Micro SLS Fluid Dispersion Manifold
Objective: Design and fabricate an automated recoating device that can repeatably coat previously sintered layers with sub-micron layers of nanoparticle ink.
This project was conducted under the guidance of Dr. Cullinan in the Nanoscale Design & Manufacturing Laboratory. The manifold I aimed to prototype was to be integrated into a Microscale SLS system being designed in the lab by my advisor Aaron Liao.
Background: Selective laser sintering is the process in which a laser is used on thermoplastic powders to melt and solidify the material into layers using computer-aided design (CAD) models. For a microscale system, a nanoparticle ink is used instead of the powder due to risks of the power agglomerating.
The recoating method that inspired me was blade coating. In this technique, a precise amount of solution is deposited behind the blade, which then moves the bead forward to evenly distribute the solution.
I initiated the project by designing fluid dispersion planes with various guiding channel configurations to analyze liquid flow within the channels. Subsequent testing showed that the fluid did not consistently follow the channels and tended to occupy the intervening spaces. As a result, I developed additional iterations incorporating guiding channels with indirect pathways to improve flow control.
These planes were designed using the Retina Engrave laser software (RE3) and fabricated from 1/8″ acrylic sheets. The engraving channels were created with varying depths, adjusted according to the laser power settings.
The second phase of the project entailed designing a mount to integrate the fluid dispersion blade with the larger SLS system. I chose to 3D print the mount using PETG filament due to its rigidity and cost-effectiveness.

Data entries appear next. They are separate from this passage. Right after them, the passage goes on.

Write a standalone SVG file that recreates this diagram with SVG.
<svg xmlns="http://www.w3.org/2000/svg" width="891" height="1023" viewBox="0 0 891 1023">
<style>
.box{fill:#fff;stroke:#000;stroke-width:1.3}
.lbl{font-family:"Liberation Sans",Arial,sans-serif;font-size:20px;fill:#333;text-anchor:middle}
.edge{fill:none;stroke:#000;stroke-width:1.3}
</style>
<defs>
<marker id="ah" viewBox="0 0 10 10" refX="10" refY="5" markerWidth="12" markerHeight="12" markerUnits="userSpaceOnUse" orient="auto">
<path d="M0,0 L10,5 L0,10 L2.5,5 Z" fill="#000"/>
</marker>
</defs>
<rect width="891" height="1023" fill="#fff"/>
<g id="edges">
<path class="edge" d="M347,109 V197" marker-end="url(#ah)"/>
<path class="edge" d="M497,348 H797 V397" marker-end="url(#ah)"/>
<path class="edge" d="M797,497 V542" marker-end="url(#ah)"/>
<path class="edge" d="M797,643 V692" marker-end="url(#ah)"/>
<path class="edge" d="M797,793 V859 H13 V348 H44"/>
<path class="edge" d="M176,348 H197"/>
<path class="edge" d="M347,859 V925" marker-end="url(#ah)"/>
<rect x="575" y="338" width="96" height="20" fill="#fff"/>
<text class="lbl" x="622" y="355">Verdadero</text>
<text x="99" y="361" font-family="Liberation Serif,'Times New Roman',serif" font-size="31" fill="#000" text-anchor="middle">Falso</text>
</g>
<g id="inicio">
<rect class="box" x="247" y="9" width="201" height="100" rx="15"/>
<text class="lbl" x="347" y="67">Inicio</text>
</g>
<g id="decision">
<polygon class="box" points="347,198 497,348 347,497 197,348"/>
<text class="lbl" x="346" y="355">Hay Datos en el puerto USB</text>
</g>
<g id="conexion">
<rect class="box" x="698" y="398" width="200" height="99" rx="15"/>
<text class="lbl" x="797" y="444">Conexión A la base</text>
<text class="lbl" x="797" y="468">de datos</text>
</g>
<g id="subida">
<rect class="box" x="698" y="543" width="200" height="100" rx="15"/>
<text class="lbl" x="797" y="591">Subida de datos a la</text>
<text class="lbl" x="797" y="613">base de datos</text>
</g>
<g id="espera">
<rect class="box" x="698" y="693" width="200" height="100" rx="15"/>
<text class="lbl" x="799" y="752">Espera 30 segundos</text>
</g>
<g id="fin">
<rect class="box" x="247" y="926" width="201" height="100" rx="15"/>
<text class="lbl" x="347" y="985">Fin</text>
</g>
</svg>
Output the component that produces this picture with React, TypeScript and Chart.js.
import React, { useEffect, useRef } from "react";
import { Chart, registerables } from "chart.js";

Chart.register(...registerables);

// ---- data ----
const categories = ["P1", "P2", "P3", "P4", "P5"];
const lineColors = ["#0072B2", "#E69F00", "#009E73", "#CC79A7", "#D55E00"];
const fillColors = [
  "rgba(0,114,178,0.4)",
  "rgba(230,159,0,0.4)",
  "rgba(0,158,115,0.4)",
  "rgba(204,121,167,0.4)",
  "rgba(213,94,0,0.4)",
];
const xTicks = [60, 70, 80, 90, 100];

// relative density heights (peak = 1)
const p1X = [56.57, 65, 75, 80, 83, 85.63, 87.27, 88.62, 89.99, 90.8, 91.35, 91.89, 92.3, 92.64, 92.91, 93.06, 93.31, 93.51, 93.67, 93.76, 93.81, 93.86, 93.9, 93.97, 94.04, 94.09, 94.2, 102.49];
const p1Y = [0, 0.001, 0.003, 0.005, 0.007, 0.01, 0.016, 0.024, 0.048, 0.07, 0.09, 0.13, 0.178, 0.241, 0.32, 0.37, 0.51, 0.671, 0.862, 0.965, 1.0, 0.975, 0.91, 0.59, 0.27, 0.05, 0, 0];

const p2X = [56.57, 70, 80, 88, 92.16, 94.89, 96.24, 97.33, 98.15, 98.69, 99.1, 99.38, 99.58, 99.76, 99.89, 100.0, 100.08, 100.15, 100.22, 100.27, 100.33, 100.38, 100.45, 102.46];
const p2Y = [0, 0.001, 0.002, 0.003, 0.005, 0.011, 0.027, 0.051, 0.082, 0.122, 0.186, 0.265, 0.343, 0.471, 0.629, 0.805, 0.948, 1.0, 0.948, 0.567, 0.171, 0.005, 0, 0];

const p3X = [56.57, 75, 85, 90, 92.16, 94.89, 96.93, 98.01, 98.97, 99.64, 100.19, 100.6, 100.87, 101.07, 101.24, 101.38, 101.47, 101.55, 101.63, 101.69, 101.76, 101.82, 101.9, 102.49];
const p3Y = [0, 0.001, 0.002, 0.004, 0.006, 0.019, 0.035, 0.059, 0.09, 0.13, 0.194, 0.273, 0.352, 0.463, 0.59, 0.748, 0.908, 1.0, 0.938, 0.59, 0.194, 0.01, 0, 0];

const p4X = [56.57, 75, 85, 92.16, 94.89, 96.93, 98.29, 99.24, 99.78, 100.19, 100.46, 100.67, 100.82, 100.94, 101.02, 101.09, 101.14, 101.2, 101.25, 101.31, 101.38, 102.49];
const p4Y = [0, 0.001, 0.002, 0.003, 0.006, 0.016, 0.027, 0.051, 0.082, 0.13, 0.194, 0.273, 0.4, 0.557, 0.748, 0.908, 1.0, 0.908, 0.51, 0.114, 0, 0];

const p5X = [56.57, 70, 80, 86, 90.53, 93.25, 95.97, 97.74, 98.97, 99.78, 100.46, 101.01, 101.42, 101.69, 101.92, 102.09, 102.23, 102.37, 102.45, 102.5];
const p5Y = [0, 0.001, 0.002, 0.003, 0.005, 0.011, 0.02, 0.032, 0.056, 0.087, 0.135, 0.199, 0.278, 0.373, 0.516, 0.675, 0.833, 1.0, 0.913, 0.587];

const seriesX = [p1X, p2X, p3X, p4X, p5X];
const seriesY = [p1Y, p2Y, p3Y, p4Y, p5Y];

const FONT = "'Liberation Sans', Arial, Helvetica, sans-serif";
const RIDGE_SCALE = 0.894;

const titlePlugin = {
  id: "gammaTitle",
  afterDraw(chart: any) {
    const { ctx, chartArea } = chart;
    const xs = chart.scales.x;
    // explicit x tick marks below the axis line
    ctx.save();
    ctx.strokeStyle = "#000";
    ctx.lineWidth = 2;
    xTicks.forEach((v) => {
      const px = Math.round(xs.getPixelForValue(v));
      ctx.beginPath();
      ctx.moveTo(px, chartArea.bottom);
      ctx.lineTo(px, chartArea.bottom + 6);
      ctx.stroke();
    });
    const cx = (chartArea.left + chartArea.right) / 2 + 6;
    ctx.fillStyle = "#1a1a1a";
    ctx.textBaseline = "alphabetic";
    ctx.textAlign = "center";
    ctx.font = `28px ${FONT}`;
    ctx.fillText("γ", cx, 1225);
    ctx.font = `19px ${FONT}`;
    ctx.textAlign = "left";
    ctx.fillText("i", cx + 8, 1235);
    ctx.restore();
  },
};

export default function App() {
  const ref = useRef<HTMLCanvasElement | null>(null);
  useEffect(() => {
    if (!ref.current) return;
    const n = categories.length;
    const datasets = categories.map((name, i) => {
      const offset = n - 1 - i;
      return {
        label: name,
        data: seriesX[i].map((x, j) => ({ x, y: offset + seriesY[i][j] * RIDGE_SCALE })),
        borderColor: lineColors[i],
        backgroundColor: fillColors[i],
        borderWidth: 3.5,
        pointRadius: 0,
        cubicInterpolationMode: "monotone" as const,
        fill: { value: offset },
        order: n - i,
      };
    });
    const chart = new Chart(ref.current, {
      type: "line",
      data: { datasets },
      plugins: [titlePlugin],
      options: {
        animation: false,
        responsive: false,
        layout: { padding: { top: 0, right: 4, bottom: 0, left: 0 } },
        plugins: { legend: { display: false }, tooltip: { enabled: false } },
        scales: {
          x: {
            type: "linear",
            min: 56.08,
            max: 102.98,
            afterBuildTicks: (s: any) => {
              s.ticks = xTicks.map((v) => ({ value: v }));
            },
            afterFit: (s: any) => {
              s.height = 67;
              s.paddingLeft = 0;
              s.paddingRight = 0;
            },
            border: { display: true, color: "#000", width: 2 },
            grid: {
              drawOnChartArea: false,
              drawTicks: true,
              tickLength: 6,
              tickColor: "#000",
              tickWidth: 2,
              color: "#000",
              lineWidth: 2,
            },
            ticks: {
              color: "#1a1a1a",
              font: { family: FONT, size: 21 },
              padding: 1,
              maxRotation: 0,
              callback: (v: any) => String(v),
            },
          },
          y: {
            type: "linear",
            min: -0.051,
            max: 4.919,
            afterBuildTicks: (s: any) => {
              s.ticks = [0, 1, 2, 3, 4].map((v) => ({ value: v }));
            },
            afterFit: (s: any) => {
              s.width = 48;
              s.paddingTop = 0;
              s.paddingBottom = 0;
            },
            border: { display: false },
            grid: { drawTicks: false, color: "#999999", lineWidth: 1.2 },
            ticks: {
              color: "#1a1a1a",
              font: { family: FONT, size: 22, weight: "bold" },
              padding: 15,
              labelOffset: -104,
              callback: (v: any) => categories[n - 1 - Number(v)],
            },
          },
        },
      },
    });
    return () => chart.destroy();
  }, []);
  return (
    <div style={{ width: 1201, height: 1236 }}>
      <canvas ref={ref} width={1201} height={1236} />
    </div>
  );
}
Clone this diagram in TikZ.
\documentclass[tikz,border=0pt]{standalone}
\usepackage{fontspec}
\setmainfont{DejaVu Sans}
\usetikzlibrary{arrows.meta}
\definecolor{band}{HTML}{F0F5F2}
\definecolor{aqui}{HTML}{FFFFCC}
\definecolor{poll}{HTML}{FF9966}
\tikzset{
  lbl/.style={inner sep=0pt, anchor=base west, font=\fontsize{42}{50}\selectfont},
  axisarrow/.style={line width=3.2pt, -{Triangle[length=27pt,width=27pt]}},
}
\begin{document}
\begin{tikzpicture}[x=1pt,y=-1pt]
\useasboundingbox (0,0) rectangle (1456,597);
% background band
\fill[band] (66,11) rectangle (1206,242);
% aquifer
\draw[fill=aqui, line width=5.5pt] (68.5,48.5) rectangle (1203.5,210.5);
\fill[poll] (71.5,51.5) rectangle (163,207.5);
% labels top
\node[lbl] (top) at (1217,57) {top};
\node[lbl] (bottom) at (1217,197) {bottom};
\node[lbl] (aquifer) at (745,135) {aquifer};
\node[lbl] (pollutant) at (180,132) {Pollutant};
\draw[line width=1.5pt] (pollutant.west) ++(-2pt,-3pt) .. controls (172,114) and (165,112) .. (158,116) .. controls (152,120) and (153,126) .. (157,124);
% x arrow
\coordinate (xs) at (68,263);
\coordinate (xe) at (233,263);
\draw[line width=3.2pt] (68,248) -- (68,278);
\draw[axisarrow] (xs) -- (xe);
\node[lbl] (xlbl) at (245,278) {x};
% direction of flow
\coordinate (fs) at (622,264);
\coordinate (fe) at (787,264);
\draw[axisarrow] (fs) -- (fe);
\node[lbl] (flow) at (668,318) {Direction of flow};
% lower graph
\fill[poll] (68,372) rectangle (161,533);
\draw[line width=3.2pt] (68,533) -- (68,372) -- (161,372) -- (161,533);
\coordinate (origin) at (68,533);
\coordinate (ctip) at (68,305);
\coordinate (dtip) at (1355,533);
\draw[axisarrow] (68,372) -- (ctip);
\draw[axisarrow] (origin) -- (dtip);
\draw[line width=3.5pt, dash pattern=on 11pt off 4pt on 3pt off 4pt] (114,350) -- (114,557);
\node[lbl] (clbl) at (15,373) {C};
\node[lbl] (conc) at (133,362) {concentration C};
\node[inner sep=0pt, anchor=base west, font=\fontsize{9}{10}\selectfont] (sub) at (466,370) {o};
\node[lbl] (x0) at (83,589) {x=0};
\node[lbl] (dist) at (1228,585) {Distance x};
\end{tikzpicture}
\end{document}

The final iteration features two 1/8″ holes for M3 screws to secure the mount to the sintering stage frame. The fluid runs through a 5/32″ OD tube from the syringe pump, which is inserted into a push-to-fit splitting junction. This junction divides the fluid into two streams, ensuring full coverage along the blade’s length. To stabilize the junction, a circular press-fit mount was designed. Additionally, the mount includes holes along its body for zip ties to secure the tubes in place.